Trixi and related postprocessing tools are registered Julia packages. Hence, you can install Trixi, Trixi2Vtk, and Trixi2Img by executing the following commands in the Julia REPL:

julia> import Pkg

julia> Pkg.add("Trixi"); Pkg.add("Trixi2Vtk"); Pkg.add("Trixi2Img")

Note that you can copy and paste all commands to the REPL including the leading julia> prompts - they will automatically be stripped away by Julia.

For developers

If you plan on editing Trixi itself, you can download Trixi locally and run it from within the cloned directory:

git clone [email protected]:trixi-framework/Trixi.jl.git
cd Trixi.jl
julia --project=. -e 'import Pkg; Pkg.instantiate()' # Install Trixi's dependencies
julia -e 'import Pkg; Pkg.add("Trixi2Vtk"); Pkg.add("Trixi2Img")' # Install postprocessing tools

If you installed Trixi this way, you always have to start Julia with the --project flag set to your local Trixi clone, e.g.,

julia --project=.

Further details can be found in the documentation.

Usage

In the Julia REPL, first load the package Trixi

julia> using Trixi

Then start a simulation by executing

julia> Trixi.run(default_example())

To visualize the results, load the package Trixi2Img

julia> using Trixi2Img

and generate a contour plot of the results with

julia> trixi2img(joinpath("out", "solution_000040.h5"), output_directory="out", grid_lines=true)

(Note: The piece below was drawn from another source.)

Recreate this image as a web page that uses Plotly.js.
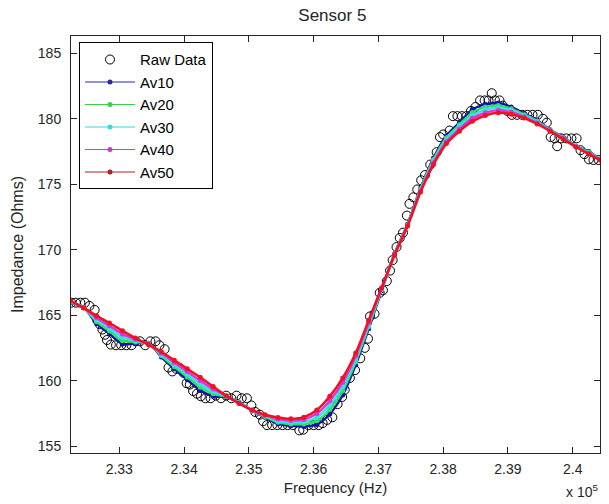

This will create a file solution_000040_scalar.png in the out/ subdirectory that can be opened with any image viewer:

The method Trixi.run(...) expects a single string argument with the path to a Trixi parameter file. To quickly see Trixi in action, default_example() returns the path to an example parameter file with a short, two-dimensional problem setup. A list of all example parameter files packaged with Trixi can be obtained by running get_examples(). Alternatively, you can also browse the examples/ subdirectory. If you want to modify one of the parameter files to set up your own simulation, download it to your machine, edit the configuration, and pass the file path to Trixi.run(...).

Note on performance: Julia uses just-in-time compilation to transform its source code to native, optimized machine code at the time of execution and caches the compiled methods for further use. That means that the first execution of a Julia method is typically slow, with subsequent runs being much faster. For instance, in the example above the first execution of Trixi.run takes about 15 seconds, while subsequent runs require less than 50 milliseconds.

Documentation

Additional documentation is available that contains more information on how to modify/extend Trixi's implementation, how to visualize output files etc. It also includes a section on our preferred development workflow and some tips for using Git. The latest documentation can be accessed either online or under docs/src.

Referencing

If you use Trixi in your own research or write a paper using results obtained with the help of Trixi, please cite the following paper:

@online{schlottkelakemper2020purely,
  title={A purely hyperbolic discontinuous {G}alerkin approach for
         self-gravitating gas dynamics},
  author={Schlottke-Lakemper, Michael and Winters, Andrew R and
          Ranocha, Hendrik and Gassner, Gregor J},
  year={2020},
  month={08},
  eprint={2008.10593},
  eprinttype={arXiv},
  eprintclass={math.NA}
}

In addition, you can also refer to Trixi directly as

@misc{schlottkelakemper2020trixi,
  title={{T}rixi.jl: A tree-based numerical simulation framework
         for hyperbolic {PDE}s written in {J}ulia},
  author={Schlottke-Lakemper, Michael and Gassner, Gregor J and
          Ranocha, Hendrik and Winters, Andrew R},
  year={2020},
  month={08},
  howpublished={\url{https://github.com/trixi-framework/Trixi.jl}},
  doi={10.5281/zenodo.3996439}
}

Authors

Trixi was initiated by Michael Schlottke-Lakemper and Gregor Gassner (both University of Cologne, Germany). Together with Hendrik Ranocha (KAUST, Saudi Arabia) and Andrew Winters (Linköping University, Sweden), they are the principal developers of Trixi. The full list of contributors can be found in AUTHORS.md.

License and contributing

Trixi is licensed under the MIT license (see LICENSE.md). Since Trixi is an open-source project, we are very happy to accept contributions from the community. Please refer to CONTRIBUTING.md for more details.